28 June-4 July 2013 #662

Sliver lining in the Nepal sky

Nepal Airlines is finally breaking from its past with its Airbus order, but must reform management by the time the jets arrive in 2015
Hardik Gurung

IT’S A DEAL: After then Executive Chairman of Nepal Airlines, Sugat Ratna Kansakar (left) signed a deal at the Dubai Air Show in 2009, he was jailed for alleged irregularities. But a reduced version of the deal for two Airbus 320s like the one pictured here is going ahead.
At the Dubai Air Show in November 2009 then Executive Chairman of Nepal Airlines, Sugat Ratna Kansakar, signed a MoU with Airbus to purchase an A330-200 and an A320. This deal received a lot of international media attention and proved that the airline was finally breaking from its past.

After 25 years, Nepal’s national airline was finally buying new jets to service not just the tourism industry but also the three million or so Nepalis who work abroad. As per the agreement, the wide-body 330 and the narrow body 320 were to have been delivered in two years. But after the $750,000 advance was sent to Airbus, Kansakar was jailed for financial irregularities and not following procedures.

Last month, the deal was revived, but the order was changed to two A320s with the Employees’ Provident Fund chipping in $106 million for the purchase. If the original deal had gone through, Nepal Airlines would today already be ferrying Nepali workers back and forth from Malaysia and Qatar and ensuring that their hard-earned money stayed at home. The A320 would have revived Kathmandu’s short haul links to major Indian hubs.

Although the Boeing 737-800 would perhaps be a more suitable aircraft than the A320 and maintained fleet compatibility with NAC’s existing Boeings, management seems to have decided to ditch Boeing for Airbus. Now that the decision has been taken, the question will arise what to do with the superannuated 757s, it is not feasible for a small airline like NAC to keep two jet types in its stable.

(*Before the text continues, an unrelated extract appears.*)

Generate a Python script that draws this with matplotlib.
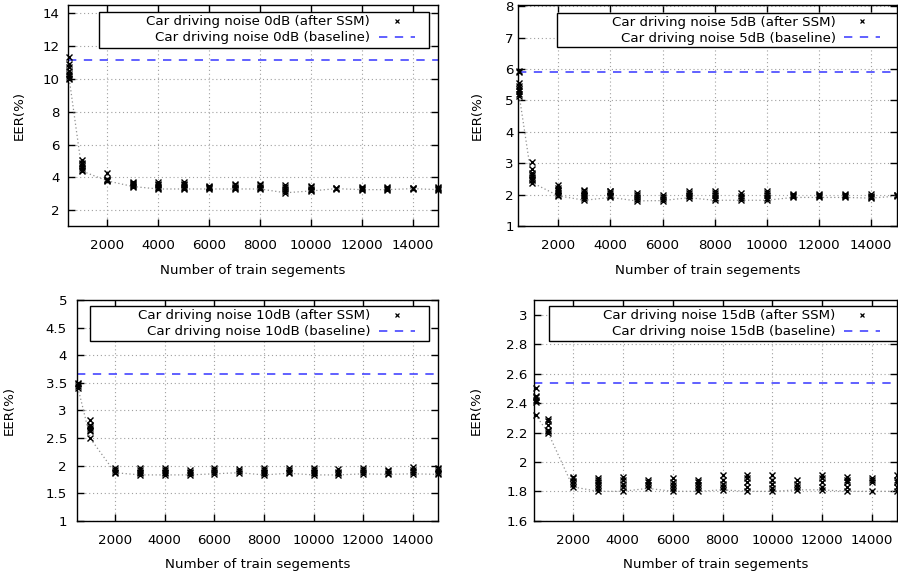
import matplotlib
matplotlib.use("Agg")
import matplotlib.pyplot as plt
from matplotlib.patches import Rectangle
from matplotlib.lines import Line2D
from matplotlib.ticker import FuncFormatter

plt.rcParams['font.family'] = ['DejaVu Sans']

train_segments = [500, 1000, 2000, 3000, 4000, 5000, 6000, 7000, 8000,
                  9000, 10000, 11000, 12000, 13000, 14000, 15000]

eer_0db = [
    [9.98, 10.05, 10.15, 10.3, 10.5, 10.7, 10.9, 11.33],
    [4.39, 4.45, 4.6, 4.7, 4.8, 4.9, 5.05],
    [3.79, 3.82, 3.85, 3.9, 4.26],
    [3.45, 3.5, 3.55, 3.6, 3.65, 3.72],
    [3.3, 3.35, 3.45, 3.55, 3.62, 3.7],
    [3.3, 3.35, 3.45, 3.55, 3.62, 3.7],
    [3.3, 3.35, 3.4, 3.45, 3.5],
    [3.3, 3.38, 3.45, 3.52, 3.6],
    [3.3, 3.35, 3.45, 3.55, 3.62],
    [3.07, 3.2, 3.3, 3.4, 3.52],
    [3.18, 3.25, 3.3, 3.4, 3.48],
    [3.32, 3.35, 3.38],
    [3.26, 3.3, 3.35, 3.4],
    [3.26, 3.3, 3.35, 3.4],
    [3.32, 3.35, 3.38],
    [3.26, 3.3, 3.35, 3.4],
]
baseline_0db = 11.15

eer_5db = [
    [5.14, 5.2, 5.3, 5.38, 5.45, 5.55, 5.9, 5.95],
    [2.38, 2.45, 2.5, 2.55, 2.62, 2.7, 2.8, 3.03],
    [1.96, 2.0, 2.05, 2.1, 2.15, 2.2, 2.32],
    [1.82, 1.9, 1.95, 2.0, 2.05, 2.1, 2.15],
    [1.91, 1.95, 2.0, 2.05, 2.1, 2.13],
    [1.8, 1.86, 1.92, 1.98, 2.05],
    [1.81, 1.86, 1.92, 2.0],
    [1.9, 1.95, 2.0, 2.05, 2.13],
    [1.82, 1.9, 1.98, 2.05, 2.13],
    [1.82, 1.9, 1.97, 2.05],
    [1.82, 1.9, 1.98, 2.05, 2.12],
    [1.91, 1.95, 2.0, 2.03],
    [1.91, 1.95, 2.0, 2.03],
    [1.91, 1.95, 2.0, 2.03],
    [1.89, 1.93, 1.97, 2.02],
    [1.95, 1.98, 2.0],
]
baseline_5db = 5.91

eer_10db = [
    [3.41, 3.44, 3.47, 3.49],
    [2.49, 2.62, 2.65, 2.68, 2.71, 2.73, 2.83],
    [1.87, 1.89, 1.92, 1.95],
    [1.83, 1.86, 1.89, 1.92, 1.95],
    [1.83, 1.86, 1.89, 1.92, 1.95],
    [1.83, 1.86, 1.89, 1.92],
    [1.85, 1.88, 1.92, 1.95],
    [1.87, 1.9, 1.93],
    [1.83, 1.86, 1.89, 1.92, 1.95],
    [1.86, 1.89, 1.92, 1.96],
    [1.83, 1.86, 1.89, 1.92, 1.95],
    [1.83, 1.86, 1.89, 1.94],
    [1.85, 1.88, 1.92, 1.96],
    [1.84, 1.87, 1.9, 1.92],
    [1.85, 1.88, 1.92, 1.97],
    [1.84, 1.87, 1.9, 1.93, 1.96],
]
baseline_10db = 3.65

eer_15db = [
    [2.32, 2.41, 2.42, 2.44, 2.45, 2.5],
    [2.2, 2.21, 2.22, 2.25, 2.28, 2.29],
    [1.83, 1.85, 1.87, 1.89, 1.9],
    [1.8, 1.82, 1.84, 1.86, 1.88, 1.89],
    [1.8, 1.83, 1.85, 1.88, 1.9],
    [1.82, 1.84, 1.86, 1.88],
    [1.8, 1.82, 1.84, 1.86, 1.89],
    [1.8, 1.82, 1.84, 1.86, 1.88],
    [1.81, 1.83, 1.85, 1.88, 1.91],
    [1.8, 1.83, 1.86, 1.89, 1.91],
    [1.8, 1.82, 1.85, 1.88, 1.91],
    [1.81, 1.83, 1.85, 1.88],
    [1.81, 1.83, 1.86, 1.89, 1.91],
    [1.8, 1.83, 1.86, 1.88, 1.9],
    [1.8, 1.86, 1.88, 1.89],
    [1.8, 1.83, 1.86, 1.88, 1.91],
]
baseline_15db = 2.54

panels = [
    dict(name="0dB", data=eer_0db, base=baseline_0db, ylim=(1.05, 14.5),
         yticks=[2, 4, 6, 8, 10, 12, 14],
         rect=[68, 4.7, 438, 226], box=(0.083, 0.806, 0.976, 0.966),
         handle_right=0.9365, ylab_x=-0.132, ypad=6),
    dict(name="5dB", data=eer_5db, base=baseline_5db, ylim=(1.0, 8.05),
         yticks=[1, 2, 3, 4, 5, 6, 7, 8],
         rect=[518, 4.7, 897, 226], box=(0.103, 0.807, 1.0, 0.964),
         handle_right=0.956, ylab_x=-0.107, ypad=3),
    dict(name="10dB", data=eer_10db, base=baseline_10db, ylim=(1.0, 5.0),
         yticks=[1, 1.5, 2, 2.5, 3, 3.5, 4, 4.5, 5],
         rect=[76.7, 300, 437.7, 520.7], box=(0.037, 0.813, 0.977, 0.971),
         handle_right=0.938, ylab_x=-0.186, ypad=7),
    dict(name="15dB", data=eer_15db, base=baseline_15db, ylim=(1.6, 3.1),
         yticks=[1.6, 1.8, 2.0, 2.2, 2.4, 2.6, 2.8, 3.0],
         rect=[534.3, 300.3, 897, 520.7], box=(0.040, 0.814, 1.0, 0.973),
         handle_right=0.953, ylab_x=-0.159, ypad=5),
]

W, H = 898, 578
fig = plt.figure(figsize=(W / 100, H / 100), dpi=100)

xticks = [2000, 4000, 6000, 8000, 10000, 12000, 14000]
grid_kw = dict(color='#a0a0a0', linewidth=0.8, linestyle=(0, (1, 2.5)))
blue = '#4646ff'
FS = 9.6

for p in panels:
    l, t, r, b = p["rect"]
    ax = fig.add_axes([l / W, 1 - b / H, (r - l) / W, (b - t) / H])
    data = p["data"]
    # scatter of all runs
    for xv, vals in zip(train_segments, data):
        ax.plot([xv] * len(vals), vals, linestyle='none', marker='x',
                color='black', markersize=3.8, markeredgewidth=1.0, zorder=3,
                clip_on=False)
    # dotted line through minima
    mins = [min(v) for v in data]
    ax.plot(train_segments, mins, color='#909090', linewidth=0.9,
            linestyle=(0, (1, 2)), zorder=2)
    # baseline
    ax.axhline(p["base"], color=blue, linewidth=1.2, linestyle=(0, (5, 4.5)),
               zorder=2.5)

    ax.set_xlim(450, 15000)
    ax.set_ylim(*p["ylim"])
    ax.set_xticks(xticks)
    ax.set_yticks(p["yticks"])
    ax.yaxis.set_major_formatter(FuncFormatter(lambda v, pos: ('%g' % round(v, 2))))
    ax.grid(True, **grid_kw)
    ax.set_axisbelow(True)
    ax.tick_params(direction='in', length=5, width=1, top=True, right=True,
                   labelsize=FS, colors='black')
    ax.tick_params(axis='x', pad=9.5)
    ax.tick_params(axis='y', pad=p["ypad"])
    for s in ax.spines.values():
        s.set_linewidth(1.0)
        s.set_color('black')

    ax.set_xlabel("Number of train segements", fontsize=FS)
    ax.xaxis.label.set_va('center')
    ax.xaxis.set_label_coords(0.5, -0.199)
    ax.set_ylabel("EER(%)", fontsize=FS)
    ax.yaxis.label.set_va('center')
    ax.yaxis.set_label_coords(p["ylab_x"], 0.5)

    # legend box (opaque, like gnuplot key)
    x0, y0, x1, y1 = p["box"]
    ax.add_patch(Rectangle((x0, y0), x1 - x0, y1 - y0, transform=ax.transAxes,
                           facecolor='white', edgecolor='black', linewidth=1.0,
                           zorder=4.5, clip_on=False))
    h1 = Line2D([], [], linestyle='none', marker='x', color='black',
                markersize=3.5, markeredgewidth=0.9)
    h2 = Line2D([], [], color=blue, linewidth=1.2, linestyle=(0, (5, 4.5)))
    leg = ax.legend([h1, h2],
                    [f"Car driving noise {p['name']} (after SSM)",
                     f"Car driving noise {p['name']} (baseline)"],
                    loc='center right',
                    bbox_to_anchor=(p["handle_right"], (y0 + y1) / 2),
                    frameon=False, markerfirst=False, fontsize=FS,
                    handlelength=2.7, handletextpad=0.65, labelspacing=0.22,
                    borderpad=0, borderaxespad=0, numpoints=1)
    leg.set_zorder(6)

fig.savefig("out.png", dpi=100)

And even though the wide-body order has been replaced with a narrow body, there is a sense of optimism about the growth of aviation and tourism in Nepal. Other countries with large migrant workforce and tourism potential like the Philippines and Sri Lanka have long-haul wide-body flights to diaspora markets. Nepal Airlines has guaranteed traffic from Kathmandu to many points in India, the Gulf, Southeast Asia, it must not stop at two narrow body planes.

NAC now has two years to upgrade its governance and modernise management. Political interference, corruption, politicised unions, employee favouritism, irregularities on aircraft leases have prevented the airline from realising its full potential. It has got so bad that the airline now makes most of its revenue not from flying, but from ground handling. Although fleet augmentation was necessary, it will not keep the airline afloat if management remains as it is.

When Royal Nepal Airlines Corporation acquired two 727s in the 1970s and added state-of-the-art 757-200s in 1985, it had a good reputation for service and reliability and had a virtual monopoly on international flights. The new A320s, however, will compete directly with international airlines with better service, young fleets, and international networks. NAC needs to reinvent, reposition, and perhaps even rebrand itself in the next two years.

The flag carrier is not only an airline company, it is also a symbol of Nepal’s national pride. Even though the existing 757s are old and the in-flight service poor, Nepalis have a sense of pride flying an airline that flies our flag. But let’s admit it, that pride has taken a dent lately.

With a reinvigorated management, visionary leadership, political stability, efficiency, discipline, and service quality, there is no reason it can’t fly high again. The success story of Ethiopian Airlines serves as an excellent example. With a fleet size of more than 80 planes, including the Boeing 787 Dreamliner, Ethiopian is the leading and fastest growing airline of Africa. Nepal’s aviation market is estimated to be worth more than $1.10 billion, this gives Nepal Airlines a huge opportunity as the sole flag carrier.

Hardik Gurung is a graduate student at University of Houston at Clear Lake in the United States.